This publication defines cancer using the International Statistical Classification of Diseases, 10th Revision (ICD-10).
Adult cancer patients often die from causes unrelated to their cancer diagnosis. To show only the effect of cancer deaths on survival, adult survival estimates are net survival estimates. Net survival estimates compare the survival of cancer patients with that of the general population.
Childhood cancer survival estimates are overall survival estimates. Comparisons to the general population are not needed for childhood cancer patients. This is because death of a child within 10 years of a cancer diagnosis is almost always due to their cancer diagnosis.
The datasets present age-standardised estimates for adults by gender, stage and deprivation quintile and childhood cancer. Age-standardisation allows comparisons between population groups and over time. To age-standardise, the adult estimates use the International Cancer Survival Standard weightings with 5 age groups. The childhood estimates are age-standardised by giving equal weight to each age group (0 to 4, 5 to 9 and 10 to 14 years). All age groups must pass robustness tests to present an age-standardised estimate.

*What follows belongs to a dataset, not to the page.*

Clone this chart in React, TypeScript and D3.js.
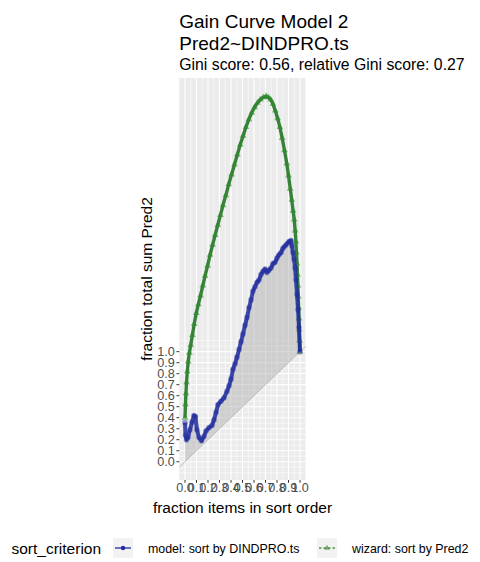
import React from "react";
import * as d3 from "d3";

// Gain curve: fraction of items (sorted) vs fraction of total sum of Pred2
const modelX = [
  0.0, 0.004, 0.013, 0.026, 0.043, 0.061, 0.078, 0.091, 0.104, 0.122, 0.143, 0.165, 0.183,
  0.209, 0.235, 0.252, 0.27, 0.287, 0.313, 0.339, 0.365, 0.383, 0.4, 0.417, 0.435, 0.452,
  0.47, 0.487, 0.504, 0.522, 0.539, 0.557, 0.574, 0.591, 0.609, 0.626, 0.643, 0.661, 0.678,
  0.696, 0.713, 0.73, 0.748, 0.765, 0.783, 0.8, 0.817, 0.835, 0.852, 0.87, 0.887, 0.904,
  0.922, 0.93, 0.939, 0.948, 0.957, 0.965, 0.974, 0.983, 0.991, 1.0,
];
const modelY = [
  0.355, 0.24, 0.2, 0.22, 0.29, 0.36, 0.42, 0.41, 0.29, 0.22, 0.19, 0.23, 0.28,
  0.31, 0.33, 0.38, 0.45, 0.52, 0.55, 0.58, 0.64, 0.69, 0.75, 0.84, 0.89, 0.95,
  1.02, 1.09, 1.16, 1.24, 1.31, 1.4, 1.47, 1.55, 1.59, 1.63, 1.65, 1.7, 1.73,
  1.75, 1.72, 1.74, 1.76, 1.8, 1.81, 1.85, 1.88, 1.9, 1.94, 1.96, 1.98, 2.0,
  2.01, 1.96, 1.9, 1.84, 1.76, 1.65, 1.52, 1.38, 1.22, 1.0,
];
const wizardX = [
  0.0, 0.004, 0.008, 0.013, 0.02, 0.028, 0.038, 0.05, 0.064, 0.08, 0.098, 0.116, 0.135,
  0.155, 0.175, 0.196, 0.218, 0.24, 0.262, 0.285, 0.308, 0.33, 0.355, 0.38, 0.405, 0.43,
  0.455, 0.48, 0.505, 0.53, 0.555, 0.58, 0.605, 0.63, 0.655, 0.68, 0.705, 0.725, 0.745,
  0.765, 0.785, 0.805, 0.825, 0.845, 0.865, 0.885, 0.9, 0.915, 0.928, 0.94, 0.95, 0.958,
  0.964, 0.969, 0.974, 0.978, 0.982, 0.985, 0.988, 0.991, 0.993, 0.996, 1.0,
];
const wizardY = [
  0.4, 0.52, 0.62, 0.72, 0.82, 0.91, 0.99, 1.06, 1.15, 1.25, 1.35, 1.43, 1.51,
  1.6, 1.69, 1.78, 1.88, 1.97, 2.06, 2.15, 2.24, 2.33, 2.42, 2.52, 2.61, 2.7,
  2.79, 2.88, 2.96, 3.04, 3.11, 3.17, 3.22, 3.26, 3.29, 3.31, 3.32, 3.31, 3.29,
  3.25, 3.19, 3.12, 3.04, 2.94, 2.83, 2.71, 2.6, 2.48, 2.38, 2.28, 2.2, 2.1,
  2.0, 1.9, 1.8, 1.7, 1.6, 1.5, 1.4, 1.3, 1.2, 1.1, 1.0,
];
const breaks = [0, 0.1, 0.2, 0.3, 0.4, 0.5, 0.6, 0.7, 0.8, 0.9, 1.0];
const tickLabels = ["0.0", "0.1", "0.2", "0.3", "0.4", "0.5", "0.6", "0.7", "0.8", "0.9", "1.0"];
const minorX = [0.05, 0.15, 0.25, 0.35, 0.45, 0.55, 0.65, 0.75, 0.85, 0.95, 1.05];
const minorY = [-0.1, -0.05, 0.05, 0.15, 0.25, 0.35, 0.45, 0.55, 0.65, 0.75, 0.85, 0.95, 1.05, 1.1];
const seriesLabels = ["model: sort by DINDPRO.ts", "wizard: sort by Pred2"];
const titleLines = ["Gain Curve Model 2", "Pred2~DINDPRO.ts"];
const subtitle = "Gini score: 0.56, relative Gini score: 0.27";

const W = 480;
const H = 562;
const FONT = "'Liberation Sans', Arial, Helvetica, sans-serif";
const MODEL_COLOR = "#1f2b9e";
const WIZARD_COLOR = "#0a660f";

export default function App() {
  const model = modelX.map((x, i) => ({ x, y: modelY[i] }));
  const wizard = wizardX.map((x, i) => ({ x, y: wizardY[i] }));

  const panel = { left: 179.25, right: 305.75, top: 78, bottom: 480 };
  const yMax = d3.max([...modelY, ...wizardY]) as number;
  const yMin = 0;
  const yPad = (yMax - yMin) * 0.05;
  const x = d3.scaleLinear().domain([-0.05, 1.05]).range([panel.left, panel.right]);
  const y = d3.scaleLinear().domain([yMin - yPad, yMax + yPad]).range([panel.bottom, panel.top]);

  const line = d3.line<{ x: number; y: number }>().x((d) => x(d.x)).y((d) => y(d.y));
  const ribbon = d3
    .area<{ x: number; y: number }>()
    .x((d) => x(d.x))
    .y0((d) => y(d.x))
    .y1((d) => y(d.y));
  const tri = d3.symbol().type(d3.symbolTriangle).size(20)() as string;
  const triKey = d3.symbol().type(d3.symbolTriangle).size(14)() as string;

  const pw = panel.right - panel.left;
  const ph = panel.bottom - panel.top;

  return (
    <svg width={W} height={H} style={{ position: "absolute", left: 0, top: 0, background: "#fff" }} fontFamily={FONT}>
      <defs>
        <clipPath id="panel-clip">
          <rect x={panel.left} y={panel.top} width={pw} height={ph} />
        </clipPath>
      </defs>

      {/* titles */}
      <text x={panel.left} y={28} fontSize={19} fill="#000">{titleLines[0]}</text>
      <text x={panel.left} y={50} fontSize={19} fill="#000">{titleLines[1]}</text>
      <text x={panel.left} y={70} fontSize={15.8} fill="#000">{subtitle}</text>

      {/* panel background and grid */}
      <rect x={panel.left} y={panel.top} width={pw} height={ph} fill="#EBEBEB" />
      <g clipPath="url(#panel-clip)">
        {minorY.map((v) => (
          <line key={"my" + v} x1={panel.left} x2={panel.right} y1={y(v)} y2={y(v)} stroke="#fff" strokeWidth={0.55} />
        ))}
        {minorX.map((v) => (
          <line key={"mx" + v} x1={x(v)} x2={x(v)} y1={panel.top} y2={panel.bottom} stroke="#fff" strokeWidth={0.55} />
        ))}
        {breaks.map((v) => (
          <line key={"gy" + v} x1={panel.left} x2={panel.right} y1={y(v)} y2={y(v)} stroke="#fff" strokeWidth={1.1} />
        ))}
        {breaks.map((v) => (
          <line key={"gx" + v} x1={x(v)} x2={x(v)} y1={panel.top} y2={panel.bottom} stroke="#fff" strokeWidth={1.1} />
        ))}

        {/* area between model curve and diagonal */}
        <path d={ribbon(model) as string} fill="#aaaaaa" fillOpacity={0.45} />
        {/* diagonal reference */}
        <line x1={x(-0.05)} y1={y(-0.05)} x2={x(1.05)} y2={y(1.05)} stroke="#bdbdbd" strokeWidth={1} />

        {/* wizard curve */}
        <path d={line(wizard) as string} fill="none" stroke={WIZARD_COLOR} strokeWidth={3.4} strokeOpacity={0.8} strokeLinejoin="round" />
        {wizard.map((d, i) => (
          <path key={"w" + i} d={tri} transform={`translate(${x(d.x)},${y(d.y)})`} fill="#2f8a2a" fillOpacity={0.6} />
        ))}

        {/* model curve */}
        <path d={line(model) as string} fill="none" stroke={MODEL_COLOR} strokeWidth={4} strokeOpacity={0.85} strokeLinejoin="round" />
        {model.map((d, i) => (
          <circle key={"m" + i} cx={x(d.x)} cy={y(d.y)} r={2.8} fill={MODEL_COLOR} fillOpacity={0.45} />
        ))}
      </g>

      {/* y axis */}
      {breaks.map((v, i) => (
        <g key={"yt" + v}>
          <line x1={panel.left - 2.8} x2={panel.left} y1={y(v)} y2={y(v)} stroke="#333" strokeWidth={1} />
          <text x={panel.left - 4.5} y={y(v)} dy="0.35em" textAnchor="end" fontSize={12.6} fill="#4D4D4D">
            {tickLabels[i]}
          </text>
        </g>
      ))}
      {/* x axis */}
      {breaks.map((v, i) => (
        <g key={"xt" + v}>
          <line x1={x(v)} x2={x(v)} y1={panel.bottom} y2={panel.bottom + 2.8} stroke="#333" strokeWidth={1} />
          <text x={x(v)} y={panel.bottom + 12} textAnchor="middle" fontSize={12.6} fill="#4D4D4D">
            {tickLabels[i]}
          </text>
        </g>
      ))}
      <text x={(panel.left + panel.right) / 2} y={513} textAnchor="middle" fontSize={15.5} fill="#000">
        fraction items in sort order
      </text>
      <text
        transform={`translate(151.5,${(panel.top + panel.bottom) / 2}) rotate(-90)`}
        textAnchor="middle"
        fontSize={15.5}
        fill="#000"
      >
        fraction total sum Pred2
      </text>

      {/* legend */}
      <text x={11.5} y={553.5} fontSize={15.5} fill="#000">sort_criterion</text>
      <g transform="translate(113,538)">
        <rect width={20} height={20} fill="#F2F2F2" />
        <line x1={2} x2={18} y1={10} y2={10} stroke={MODEL_COLOR} strokeWidth={1.3} />
        <circle cx={10} cy={10} r={2.2} fill={MODEL_COLOR} />
      </g>
      <text x={148} y={552.5} fontSize={12.4} fill="#000">{seriesLabels[0]}</text>
      <g transform="translate(317,538)">
        <rect width={20} height={20} fill="#F2F2F2" />
        <line x1={2} x2={18} y1={10} y2={10} stroke={WIZARD_COLOR} strokeWidth={1.3} strokeDasharray="2.5,2" strokeOpacity={0.7} />
        <path d={triKey} transform="translate(10,10)" fill="#3f8f36" fillOpacity={0.7} />
      </g>
      <text x={352} y={552.5} fontSize={12.4} fill="#000">{seriesLabels[1]}</text>
    </svg>
  );
}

If estimates fail the quality tests for more than 2 of the 5 age groups or 2 non-adjacent age groups, it is not possible to present age-standardised estimates. If a single age group or 2 adjacent age groups fail the quality tests, a combined age group is formed with an adjacent age group. The combined age group is re-tested for statistical quality. If the statistical quality tests are now passed, an age-standardised estimate using 4 age groups may be presented.
Using net survival methods, survival greater than 100% can occur if the survival experience in cancer patients is greater than the survival experience of the general population. For example, a high proportion of breast cancers are screen-detected and women who attend screening have on average better health status, therefore are less likely to die from non-cancer causes than the general population.
The datasets also present confidence intervals at the 95% level. A confidence interval is a range of values that is used to quantify the imprecision in the estimate of an indicator. A wider confidence interval shows that the indicator value presented is likely to be a less precise estimate of the true underlying value.
The Cancer survival methodology documentation has more details on the methods used. A detailed impact paper of methodology changes for cancer survival accompanies this release.